> _Written problem_
Copy every line of the listing that holds the string "with".

> _Extracted records_
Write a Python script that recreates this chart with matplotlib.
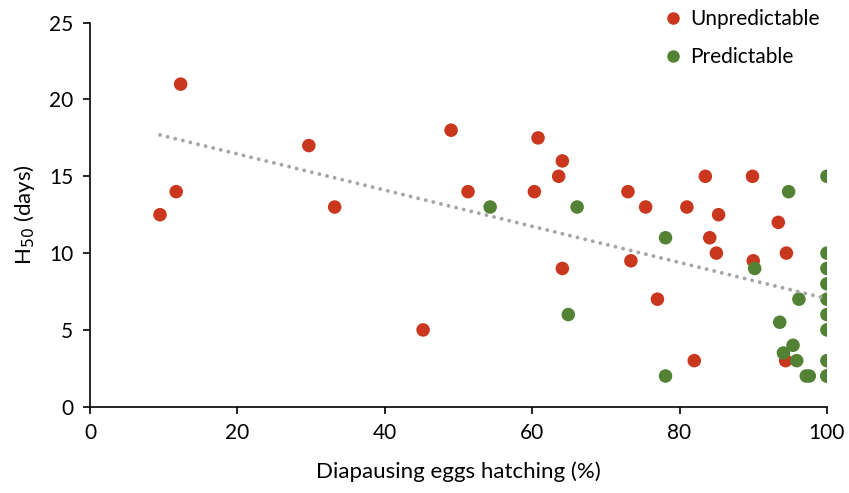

--

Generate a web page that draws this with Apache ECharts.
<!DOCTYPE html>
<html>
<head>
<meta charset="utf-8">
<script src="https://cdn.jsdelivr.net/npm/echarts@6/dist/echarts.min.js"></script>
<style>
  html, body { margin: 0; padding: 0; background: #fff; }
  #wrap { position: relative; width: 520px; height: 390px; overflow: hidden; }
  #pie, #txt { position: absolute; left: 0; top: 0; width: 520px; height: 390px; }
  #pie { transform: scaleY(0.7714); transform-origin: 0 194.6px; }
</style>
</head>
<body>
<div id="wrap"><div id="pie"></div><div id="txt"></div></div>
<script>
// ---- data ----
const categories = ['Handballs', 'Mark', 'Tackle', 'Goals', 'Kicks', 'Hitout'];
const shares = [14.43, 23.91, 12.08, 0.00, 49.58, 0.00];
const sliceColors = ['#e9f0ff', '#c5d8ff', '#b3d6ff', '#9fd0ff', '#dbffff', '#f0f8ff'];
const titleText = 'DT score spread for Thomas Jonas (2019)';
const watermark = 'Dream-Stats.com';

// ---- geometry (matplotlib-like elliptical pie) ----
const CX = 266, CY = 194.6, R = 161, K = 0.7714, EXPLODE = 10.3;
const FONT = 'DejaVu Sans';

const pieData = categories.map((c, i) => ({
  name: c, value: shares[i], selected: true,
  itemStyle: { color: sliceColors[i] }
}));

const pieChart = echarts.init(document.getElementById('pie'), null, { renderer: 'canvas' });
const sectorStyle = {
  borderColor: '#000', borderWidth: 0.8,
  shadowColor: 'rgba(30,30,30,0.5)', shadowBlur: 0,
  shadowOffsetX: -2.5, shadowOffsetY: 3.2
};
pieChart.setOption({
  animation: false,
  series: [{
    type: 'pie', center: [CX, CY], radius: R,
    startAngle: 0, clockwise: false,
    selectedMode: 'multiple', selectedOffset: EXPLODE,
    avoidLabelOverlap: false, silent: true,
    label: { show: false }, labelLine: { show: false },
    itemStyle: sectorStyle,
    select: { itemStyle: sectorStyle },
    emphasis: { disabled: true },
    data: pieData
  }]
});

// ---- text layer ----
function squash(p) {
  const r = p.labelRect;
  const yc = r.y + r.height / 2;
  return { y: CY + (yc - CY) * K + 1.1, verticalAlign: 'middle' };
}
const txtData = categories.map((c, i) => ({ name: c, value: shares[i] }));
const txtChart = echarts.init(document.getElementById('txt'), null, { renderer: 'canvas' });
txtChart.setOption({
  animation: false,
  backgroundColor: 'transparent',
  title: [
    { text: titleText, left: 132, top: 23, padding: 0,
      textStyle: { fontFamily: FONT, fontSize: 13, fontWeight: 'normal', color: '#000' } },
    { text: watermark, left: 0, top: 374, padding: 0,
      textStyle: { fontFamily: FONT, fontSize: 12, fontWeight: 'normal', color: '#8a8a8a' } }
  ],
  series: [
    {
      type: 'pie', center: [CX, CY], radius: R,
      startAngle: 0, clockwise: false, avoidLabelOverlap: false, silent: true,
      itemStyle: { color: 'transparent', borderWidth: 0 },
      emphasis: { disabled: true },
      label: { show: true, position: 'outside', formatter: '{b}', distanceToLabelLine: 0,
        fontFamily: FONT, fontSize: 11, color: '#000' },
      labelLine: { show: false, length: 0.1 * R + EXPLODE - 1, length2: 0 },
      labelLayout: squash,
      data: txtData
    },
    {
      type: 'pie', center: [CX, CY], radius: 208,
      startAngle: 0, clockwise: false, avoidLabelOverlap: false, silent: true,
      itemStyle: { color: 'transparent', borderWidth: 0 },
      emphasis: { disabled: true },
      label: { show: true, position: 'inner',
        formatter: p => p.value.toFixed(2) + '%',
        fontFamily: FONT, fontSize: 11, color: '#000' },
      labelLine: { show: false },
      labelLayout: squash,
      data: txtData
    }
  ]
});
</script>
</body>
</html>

> _Exercise response_
Write a Python script that recreates this chart with matplotlib.
Generate a web page that draws this with Apache ECharts.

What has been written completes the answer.